With inflation at its highest in decades, however, dollar buyers are not in short supply. What are the causes of this strange phenomenon?
In many cases, the phrase “the dollar goes up” is used, but in reality, it is not the dollar that goes up, but the national currency that goes down. For example, if the dollar rises in Venezuela or Argentina , in most cases, the problem usually lies in a loss of confidence by citizens in their national currency. In other words, people are buying dollars because they think that their savings are not safe in national currency due to the mismanagement of money by the authorities of the country in question. Here I am not going to talk about the dollar in that context. Here I am going to talk specifically about the US Dollar Index (DXY).
It might seem paradoxical to talk about an inflation problem and, at the same time, talk about a strengthening of the currency. We well know that in the Latin American case the rise in the dollar is practically synonymous with inflation. The reader could be confused. Similarly, Latin American crises tend to be stagflationary (high inflation, low growth). However, this is not always the case for crises in the United States and Europe .

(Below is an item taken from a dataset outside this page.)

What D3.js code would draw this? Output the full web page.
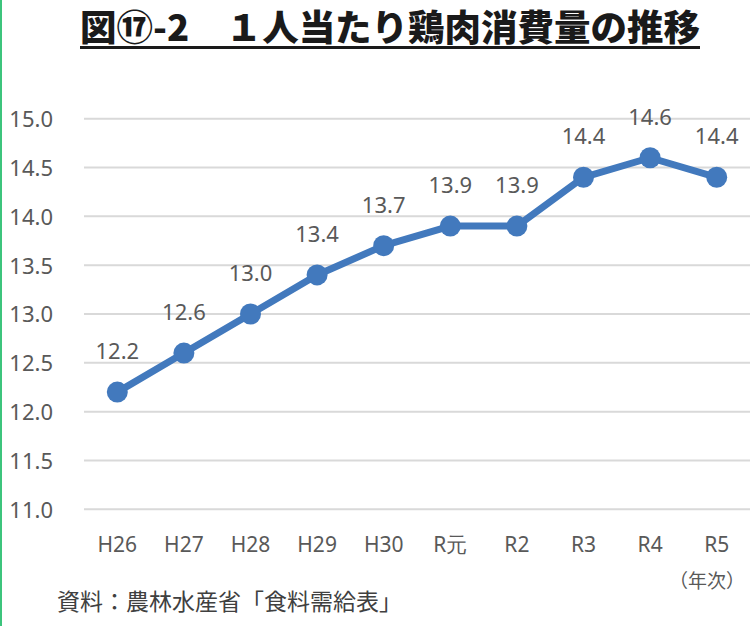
<!DOCTYPE html>
<html><head><meta charset="utf-8">
<script src="https://cdn.jsdelivr.net/npm/d3@7"></script>
<style>html,body{margin:0;padding:0;background:#fff;}svg{display:block;}</style>
</head><body>
<svg id="c" width="754" height="626"></svg>
<script>
const categories = ["H26","H27","H28","H29","H30","R元","R2","R3","R4","R5"];
const values = [12.2,12.6,13.0,13.4,13.7,13.9,13.9,14.4,14.6,14.4];
const yTicks = [11.0,11.5,12.0,12.5,13.0,13.5,14.0,14.5,15.0];
const titleText = "図⑰-2　１人当たり鶏肉消費量の推移";
const sourceText = "資料：農林水産省「食料需給表」";
const unitText = "（年次）";

const svg = d3.select("#c");
const W = 754, H = 626;
const latin = "'Noto Sans', 'Open Sans', sans-serif";
const cjk = "'Noto Sans CJK JP', sans-serif";
const textCol = "#595959";

// left green border
svg.append("line").attr("x1",1).attr("x2",1).attr("y1",0).attr("y2",H)
  .attr("stroke","#3cc47c").attr("stroke-width",2);

const x = d3.scaleBand().domain(categories).range([84,750]);
const y = d3.scaleLinear().domain([11,15]).range([509.3,118.7]);

// gridlines
svg.append("g").selectAll("line").data(yTicks).join("line")
  .attr("x1",84).attr("x2",750)
  .attr("y1",d=>y(d)).attr("y2",d=>y(d))
  .attr("stroke","#d9d9d9").attr("stroke-width",2);

// y axis labels
const yAxis = d3.axisLeft(y).tickValues(yTicks).tickFormat(d3.format(".1f")).tickSize(0).tickPadding(0);
const gy = svg.append("g").attr("transform","translate(53,0)").call(yAxis);
gy.select(".domain").remove();
gy.selectAll("text").attr("font-family",latin).attr("font-size",22).attr("fill",textCol).attr("dy","0.36em");

// x axis labels
const xAxis = d3.axisBottom(x).tickSize(0).tickPadding(0);
const gx = svg.append("g").attr("transform","translate(0,552)").call(xAxis);
gx.select(".domain").remove();
gx.selectAll("text").attr("font-family",latin).attr("font-size",21).attr("fill",textCol).attr("dy",0).attr("y",0);

// line
const cx = d => x(d) + x.bandwidth()/2;
const line = d3.line().x((d,i)=>cx(categories[i])).y(d=>y(d));
svg.append("path").datum(values).attr("d",line)
  .attr("fill","none").attr("stroke","#4279bd").attr("stroke-width",7).attr("stroke-linejoin","round");

svg.append("g").selectAll("circle").data(values).join("circle")
  .attr("cx",(d,i)=>cx(categories[i])).attr("cy",d=>y(d)).attr("r",10.5)
  .attr("fill","#4279bd");

// data labels
svg.append("g").selectAll("text").data(values).join("text")
  .attr("x",(d,i)=>cx(categories[i])).attr("y",d=>y(d)-33)
  .attr("text-anchor","middle").attr("font-family",latin).attr("font-size",22).attr("fill",textCol)
  .text(d=>d3.format(".1f")(d));

// title
svg.append("text").attr("x",80).attr("y",41)
  .attr("font-family",cjk).attr("font-weight",900).attr("font-size",36).attr("fill","#1a1a1a")
  .attr("textLength",620).attr("lengthAdjust","spacingAndGlyphs")
  .text(titleText);
svg.append("line").attr("x1",80).attr("x2",700).attr("y1",47.5).attr("y2",47.5)
  .attr("stroke","#1a1a1a").attr("stroke-width",3);

// unit
svg.append("text").attr("x",745).attr("y",588).attr("text-anchor","end")
  .attr("font-family",cjk).attr("font-size",19).attr("fill",textCol).text(unitText);

// source
svg.append("text").attr("x",57).attr("y",610)
  .attr("font-family",cjk).attr("font-size",23).attr("fill","#404040").text(sourceText);
</script>
</body></html>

On the other hand, with such high levels of inflation, buying dollars right now might seem like a pretty foolhardy decision. After all, very few people are willing to buy an instrument that is losing value. To add to the confusion, it seems that the current strength of the dollar is presented as bad news . In fact, in the last quarter, several US technology companies stated in their reports that they would surely record revenue losses due to the price of the dollar. This reaction feels counterintuitive, because we are conditioned to think that the adjective “strong” always denotes something positive.
The dollar is the reserve currency of the world. Additionally, the dollar is the most widely used currency in international trade. Why? Well, largely because of the size of the US market. They are the most important consumers . On the other hand, by the military power of Uncle Sam. We must remember the importance of the oceans and seas for world trade. Someone has to ensure the safety of the goods. Lastly, the dollar is important because of the enormous importance of the American financial system . They are the great financiers . The stock market, the bond market, insurance, credit cards, bank loans, etc.
Now, country A sells oil to country B. And they do it in dollars. Why? Can’t they use their own coins? In theory, they certainly can. But, who financed the exploitation of the wells? Who insured the ships? If the money left New York or London, surely the obligations of country A and country B are denominated in dollars. Consequently, the strength (or weakness) of the dollar affects debts, credit, corporate income, exports and imports.
China is weakening its currency with liquidity injections to improve its exports. The Japanese are doing the same. And Europe is in recession with a war in its backyard. The US Federal Reserve is certainly raising interest rates and they are shrinking their balance sheets to contain inflation. Therefore, investors panicked. In other words, the Dow Jones, the S&P 500 and the Nasdaq are falling. Why? Fear, doubt and uncertainty cause investors to become more conservative. Which usually means that they seek refuge in stable assets and avoid the risk of volatile assets. Bitcoin was hit particularly hard here.
For most investors, the scarcity of a code, the security of a key or the computing power of a computer network matter three cucumbers. The most important thing is always the price. If the volatility is high, it is a risky asset. If stability is high, it is a safe asset. As simple as that. Because here what matters is the financial risk. It is very possible that for different reasons we do not trust Uncle Sam. Suddenly, we are libertarians or anarcho-capitalists. Suddenly we really like the ideas of Ron Paul and the ideas of the Tea Party movement. But I’m afraid that doesn’t matter too much. Because the markets move by majority. And, like it or not, the evidence is telling us that most still trust the dollar and Uncle Sam.
In times of crisis, most investors take refuge in the dollar and T-bonds. Just one year ago, the price of Bitcoin stood at $33,113.0 per unit. Today, the price is close to $19,955.5 per unit. That’s a reduction of more than a third in one year. During the same period, inflation in the United States has been 7-8% (+/-). Many investors would rather earn little by buying dollars and receive interest than take the risk of losing money on more volatile investments.
Monetary stability is important, because our expenses and debts are stable . If we take on dollar debt, and invest in equity assets, we’re in trouble when asset prices plummet. During a recession, individuals, companies, corporations and countries must ensure that they have sufficient liquidity to meet their commitments at the time of collection. Otherwise, an epidemic of bankruptcies and bankruptcies could occur.
Suppose a young married couple has $40,000 in savings. They have two children, a mortgage on the house, a debt on the car and well-used credit cards. There is talk of recession on the street. And many companies are talking about cutting payroll. Is it time to invest in the stock market? Is it time to “buy the dip” in Bitcoin?
The dollar is going up, because everything else is going down. And investors are betting on the United States because, despite its problems, it still appears to be the safest place by comparison. Families are fattening their emergency fund in the event of a stronger-than-expected recession. And investors have plenty of cash in their portfolios waiting for the recovery to start. Many are like the little ant in the cicada fable.